How come it never looks like this on TV? she wondered.
"Keep going," Kate said when she saw Jeanette's cab pull into the curb before a neat brick colonial.
Her anxiety soared as a thousand questions cascaded through her mind. Who lived there? Another woman?
She had the driver stop half a block beyond. She watched Jeanette's cab leave her on the sidewalk and pull away. As Jeanette started up the walk toward the house, Kate opened her own cab's door.
"Wait here," she said.
"No-no," the driver said. "You must pay."
Nice neighborhood or not, this was still the Bronx, and a long way from Jeanette's apartment. Kate did not want to be stranded here. She glanced at the meter and fished the exact amount out of her wallet.
"Here," she said, keeping her voice low as she handed him the money. "You'll get your tip when we get back to the city."
He seemed to accept that, nodding without comment as he took the money.
She pulled her raincoat tightly around her. A chilly night for June. The fog was thinning and the wet street glistened in the glow from the streetlights; every sound seemed amplified. Kate was glad she'd worn sneakers as she padded along the street, keeping the parked cars between her and Jeanette.
When she'd approached as close as she dared, she stopped behind a tree trunk and watched Jeanette walk up the front steps of the house. Kate's heart ached at the sight of her: a yellow rain slicker and loose jeans hid her feminine curves; a Yankees cap hid much of her straight, jet black hair, but Kate knew those curves, remembered the strawberry scent of the shampoo Jeanette used to wash that hair.
Suddenly Kate wished she hadn't come. Who was going to open that door? Forty minutes ago she'd been dying to know, now she was terrified. But she couldn't turn away. Especially not now, because the door was opening and a man stood there, a heavyset fiftyish man with a round face and small eyes and a balding melon head. He smiled and opened his arms and Jeanette embraced him.
Kate's stomach lurched.
A man? Not Jeanette! Anyone but Jeanette! It simply wasn't in her!

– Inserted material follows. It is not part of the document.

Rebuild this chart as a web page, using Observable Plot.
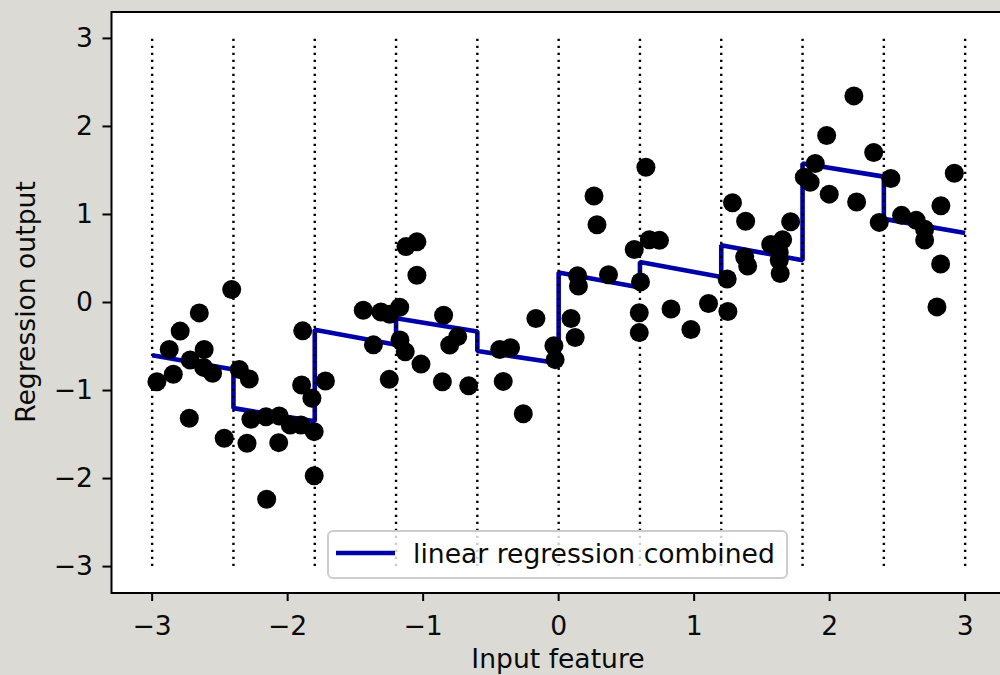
<!DOCTYPE html>
<html>
<head>
<meta charset="utf-8">
<script src="https://cdn.jsdelivr.net/npm/d3@7"></script>
<script src="https://cdn.jsdelivr.net/npm/@observablehq/plot@0.6"></script>
<style>
html, body { margin: 0; padding: 0; background: #dcdad4; overflow: hidden; width: 1000px; height: 675px; }
#chart { width: 1010px; height: 675px; }
</style>
</head>
<body>
<div id="chart"></div>
<script>
// Sample points
const inputX = [-2.965,-2.874,-2.844,-2.793,-2.726,-2.719,-2.652,-2.616,-2.620,-2.554,
  -2.468,-2.413,-2.357,-2.283,-2.300,-2.271,-2.160,-2.062,-2.066,-2.155,
  -1.981,-1.902,-1.804,-1.804,-1.889,-1.897,-1.821,-1.721,-1.442,-1.367,
  -1.311,-1.247,-1.250,-1.173,-1.171,-1.132,-1.127,-1.046,-1.046,-1.016,
  -0.849,-0.745,-0.804,-0.858,-0.664,-0.435,-0.355,-0.409,-0.261,-0.168,
  -0.035,-0.026,0.091,0.122,0.140,0.146,0.261,0.283,0.368,0.558,
  0.604,0.595,0.595,0.644,0.669,0.744,0.829,0.976,1.106,1.244,
  1.249,1.283,1.380,1.373,1.395,1.565,1.653,1.712,1.628,1.628,
  1.635,1.813,1.856,1.894,1.978,1.997,2.179,2.199,2.325,2.366,
  2.452,2.531,2.639,2.701,2.701,2.821,2.920,2.819,2.792];
const outputY = [-0.900,-0.533,-0.816,-0.325,-1.315,-0.654,-0.118,-0.533,-0.737,-0.805,
  -1.542,0.147,-0.760,-0.870,-1.599,-1.327,-1.297,-1.289,-1.592,-2.234,
  -1.391,-1.391,-1.467,-1.969,-0.322,-0.938,-1.088,-0.892,-0.087,-0.481,
  -0.107,-0.133,-0.873,-0.053,-0.427,-0.560,0.635,0.689,0.310,-0.700,
  -0.144,-0.388,-0.484,-0.900,-0.947,-0.533,-0.515,-0.896,-1.263,-0.181,
  -0.490,-0.649,-0.181,-0.397,0.304,0.187,1.209,0.884,0.315,0.602,
  0.234,-0.116,-0.342,1.537,0.712,0.706,-0.073,-0.306,-0.011,0.268,
  -0.102,1.134,0.924,0.517,0.414,0.658,0.712,0.918,0.574,0.480,
  0.329,1.424,1.367,1.579,1.897,1.231,2.347,1.141,1.704,0.910,
  1.409,0.990,0.933,0.833,0.710,1.100,1.469,0.438,-0.050];

// Bin edges (dotted verticals) and the fitted line per bin (value at left / right edge)
const binEdges = [-3, -2.4, -1.8, -1.2, -0.6, 0, 0.6, 1.2, 1.8, 2.4, 3];
const lineStart = [-0.60, -1.20, -0.31, -0.18, -0.55, 0.34, 0.46, 0.65, 1.58, 0.95];
const lineEnd   = [-0.76, -1.35, -0.48, -0.33, -0.69, 0.17, 0.29, 0.48, 1.43, 0.79];

const xTicks = [-3, -2, -1, 0, 1, 2, 3];
const yTicks = [-3, -2, -1, 0, 1, 2, 3];
const xLabel = "Input feature";
const yLabel = "Regression output";
const legendLabel = "linear regression combined";

const points = inputX.map((x, i) => ({x, y: outputY[i]}));
const lineData = [];
lineStart.forEach((s, i) => {
  lineData.push({x: binEdges[i], y: s});
  lineData.push({x: binEdges[i + 1], y: lineEnd[i]});
});

const FONT = "'DejaVu Sans', 'Liberation Sans', sans-serif";
const FS = 26.6;
const fmt = d3.format("d");

const plot = Plot.plot({
  width: 1010,
  height: 675,
  marginLeft: 111,
  marginRight: 4.7,
  marginTop: 11.5,
  marginBottom: 82.5,
  style: `background:#dcdad4;max-width:none;font-family:${FONT};font-size:${FS}px;overflow:hidden;`,
  x: {domain: [-3.3, 3.3], label: null},
  y: {domain: [-3.3, 3.3], label: null},
  marks: [
    Plot.frame({fill: "white", stroke: null}),
    Plot.line(lineData, {x: "x", y: "y", stroke: "#0000aa", strokeWidth: 4.6, strokeLinejoin: "miter", strokeLinecap: "butt"}),
    Plot.ruleX(binEdges, {x: d => d, y1: -3, y2: 3, stroke: "black", strokeWidth: 2.4, strokeDasharray: "2.4,4.6"}),
    Plot.dot(points, {x: "x", y: "y", r: 9.5, fill: "black", stroke: "none"}),
    Plot.frame({stroke: "black", strokeWidth: 2}),
    Plot.axisX(xTicks, {tickSize: 8.5, tickPadding: 14.5, tickFormat: fmt, label: null, strokeWidth: 2, fontSize: FS, fill: "#0a0a0a"}),
    Plot.axisY(yTicks, {tickSize: 8.5, tickPadding: 10, tickFormat: fmt, label: null, strokeWidth: 2, fontSize: FS, fill: "#0a0a0a"})
  ]
});

document.getElementById("chart").appendChild(plot);

// Axis titles and legend (layout text)
const svg = d3.select(plot);
const g = svg.append("g").attr("font-family", FONT).attr("font-size", FS).attr("fill", "#0a0a0a");
g.append("text").attr("x", 558).attr("y", 668).attr("text-anchor", "middle").text(xLabel);
g.append("text").attr("transform", "translate(35,302) rotate(-90)").attr("text-anchor", "middle").text(yLabel);

const lg = svg.append("g").attr("font-family", FONT).attr("font-size", FS);
lg.append("rect").attr("x", 328).attr("y", 531).attr("width", 459).attr("height", 47).attr("rx", 5)
  .attr("fill", "white").attr("fill-opacity", 0.8).attr("stroke", "#cccccc").attr("stroke-width", 2);
lg.append("line").attr("x1", 336).attr("x2", 395).attr("y1", 553).attr("y2", 553)
  .attr("stroke", "#0000aa").attr("stroke-width", 4.6);
lg.append("text").attr("x", 413).attr("y", 563).attr("text-anchor", "start").attr("fill", "#0a0a0a").text(legendLabel);
</script>
</body>
</html>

Stunned, she watched Jeanette follow him inside. No, this couldn't be. Kate moved out from behind her tree and approached the house. Her sneaker slipped on a wet tree root and she nearly fell, but kept going, stumbling on until she reached the foot of the front stoop. She saw the name
on the mailbox and fought a mad urge to hammer on the door.
Then she noticed silhouettes moving back and forth within the front windows. More than two. What was going on in there?
Kate started toward the nearer of the two windows but changed her mind. Too much light out here. Wouldn't do to have a neighbor pass by and catch her peeking in. She backed away and moved around to the shadowed side of the house. There she crouched between a pair of azalea bushes and peered through the screen into the Holdstock living room.
Six… seven—no, eight people in the room. Three men, five women, of varying ages, shapes, and sizes, all taking turns embracing Jeanette as if she were a long-lost relative. And Jeanette was smiling—oh, God, how Kate missed that smile. Days since she'd seen it, days that felt like a lifetime.